Now, there is a push to increase surveillance of the social media accounts of all foreign travelers coming into the U.S. A Customs and Border Protection proposal filed in the Federal Register on June 23 recommends an additional section to forms filled out by tourists and immigrants at customs: “Please enter information associated with your online presence—provider/platform—social media identifier.” The proposed change to the form would be voluntary, and would not ask for passwords. For some, the voluntary aspect of the new proposal renders it useless.

“What terrorist is going to give our government permission to see their radical jihadist rants on social media?” Representative Vern Buchanan (R-FL) said in a statement. Buchanan is the author of legislation that is currently in Congress, the “Social Media Screening for Terrorists Act,” which includes similar proposals to CBP’s, although his bill would make filling out social media account information required. He said the new revision “lacks teeth.” 

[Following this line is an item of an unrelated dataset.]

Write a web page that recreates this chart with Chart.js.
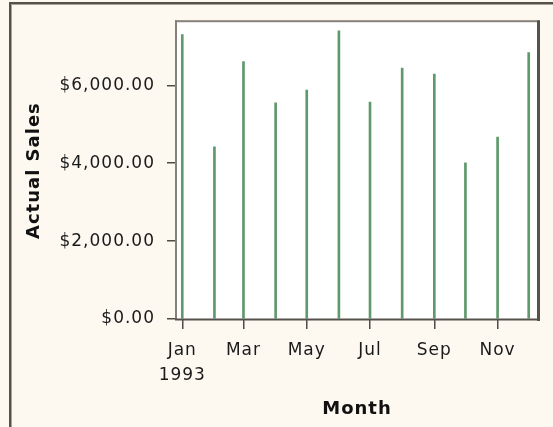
<!DOCTYPE html>
<html>
<head>
<meta charset="utf-8">
<script src="https://cdn.jsdelivr.net/npm/chart.js@4/dist/chart.umd.min.js"></script>
<style>
  html, body { margin: 0; padding: 0; background: #fdf9f1; }
  #wrap { width: 553px; height: 427px; position: relative; }
</style>
</head>
<body>
<div id="wrap"><canvas id="c" width="553" height="427"></canvas></div>
<script>
// ---- data ----
const monthDates = ['1993-01-01','1993-02-01','1993-03-01','1993-04-01','1993-05-01','1993-06-01',
                    '1993-07-01','1993-08-01','1993-09-01','1993-10-01','1993-11-01','1993-12-01'];
const actualSales = [7300, 4420, 6610, 5550, 5880, 7400, 5570, 6440, 6290, 4010, 4670, 6840];
const xTickDates = ['1993-01-01','1993-03-01','1993-05-01','1993-07-01','1993-09-01','1993-11-01'];
const xTickLabels = ['Jan','Mar','May','Jul','Sep','Nov'];
const xTickYear = '1993';
const yTickValues = [0, 2000, 4000, 6000];
const xTitle = 'Month';
const yTitle = 'Actual Sales';

// ---- helpers ----
const base = Date.UTC(1993, 0, 1);
const dayOf = s => { const [y,m,d] = s.split('-').map(Number); return (Date.UTC(y, m-1, d) - base) / 86400000; };
const points = monthDates.map((d, i) => ({ x: dayOf(d), y: actualSales[i] }));

const fmtMoney = v => '$' + Number(v).toLocaleString('en-US', { minimumFractionDigits: 2, maximumFractionDigits: 2 });

const deco = {
  id: 'deco',
  beforeUpdate(chart) { chart.ctx.letterSpacing = '1px'; },
  beforeDraw(chart) {
    const ctx = chart.ctx, a = chart.chartArea;
    ctx.save();
    ctx.letterSpacing = '0px';
    ctx.fillStyle = '#fdf9f1';
    ctx.fillRect(0, 0, chart.width, chart.height);
    // window frame
    ctx.fillStyle = '#56524b';
    ctx.fillRect(9, 2, chart.width - 9, 2);
    ctx.fillRect(9, 2, 2, chart.height - 2);
    ctx.fillStyle = '#a8a398';
    ctx.fillRect(11, 4, chart.width - 11, 1);
    ctx.fillRect(11, 4, 1, chart.height - 4);
    // plot background
    ctx.fillStyle = '#ffffff';
    ctx.fillRect(a.left, a.top, a.right - a.left, a.bottom - a.top);
    ctx.restore();
    ctx.letterSpacing = '1px';
  },
  afterDraw(chart) {
    const ctx = chart.ctx, a = chart.chartArea;
    ctx.save();
    ctx.fillStyle = '#85817a';
    ctx.fillRect(a.left - 2, a.top - 2, a.right - a.left + 2, 2);
    ctx.fillRect(a.left - 2, a.top - 2, 2, a.bottom - a.top + 2);
    ctx.fillStyle = '#55524d';
    ctx.fillRect(a.right, a.top - 2, 3, a.bottom - a.top + 4);
    ctx.fillRect(a.left - 2, a.bottom - 0.5, a.right - a.left + 5, 2);
    ctx.restore();
  }
};

const tickFont = { family: 'DejaVu Sans', size: 17, lineHeight: 25/17 };
const titleFont = { family: 'DejaVu Sans', size: 18, weight: 'bold', lineHeight: 1.2 };

new Chart(document.getElementById('c'), {
  type: 'bar',
  data: {
    datasets: [{
      data: points,
      backgroundColor: '#5f9a6b',
      borderWidth: 0,
      barThickness: 2
    }]
  },
  options: {
    responsive: false,
    animation: false,
    devicePixelRatio: 1,
    layout: { padding: { left: 10, top: 17, right: 16, bottom: 0 } },
    plugins: { legend: { display: false }, tooltip: { enabled: false } },
    scales: {
      x: {
        type: 'linear',
        min: -5.1,
        max: 342,
        offset: false,
        afterBuildTicks: s => { s.ticks = xTickDates.map(d => ({ value: dayOf(d) })); },
        afterFit: s => { s.height = 108; },
        ticks: {
          autoSkip: false, maxRotation: 0, minRotation: 0,
          padding: 9.5, color: '#1a1a1a', font: tickFont,
          callback: (v, i) => i === 0 ? [xTickLabels[i], xTickYear] : xTickLabels[i]
        },
        grid: { offset: false, drawOnChartArea: false, drawTicks: true, tickLength: 10, color: '#4f4c47', lineWidth: 1.5 },
        border: { display: false },
        title: { display: true, text: xTitle, color: '#111', font: titleFont, padding: { top: 0, bottom: 7 } }
      },
      y: {
        min: 0,
        max: 7620,
        afterBuildTicks: s => { s.ticks = yTickValues.map(v => ({ value: v })); },
        afterFit: s => { s.width = 167; },
        ticks: { padding: 12, color: '#1a1a1a', font: { family: 'DejaVu Sans', size: 17 }, callback: v => fmtMoney(v) },
        grid: { drawOnChartArea: false, drawTicks: true, tickLength: 10, color: '#4f4c47', lineWidth: 1.5 },
        border: { display: false },
        title: { display: true, text: yTitle, color: '#111', font: titleFont, padding: { top: 14, bottom: 0 } }
      }
    }
  },
  plugins: [deco]
});
</script>
</body>
</html>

Social media has proved an effective tool for proselytizing ISIS’s extremist ideology. But platforms like Twitter and Facebook struggle with policing accounts without breaching First Amendment rights. There is a general consensus that it is not the federal government’s role to impose restrictions on social media. But since the San Bernardino attacks and subsequent terrorist attacks around the globe, the U.S. government has increased its capacity to combat online radicalization. In its proposed revisions to the current customs form, CBP commented: “Collecting social media data will enhance the existing investigative process and provide DHS greater clarity and visibility to possible nefarious activity.”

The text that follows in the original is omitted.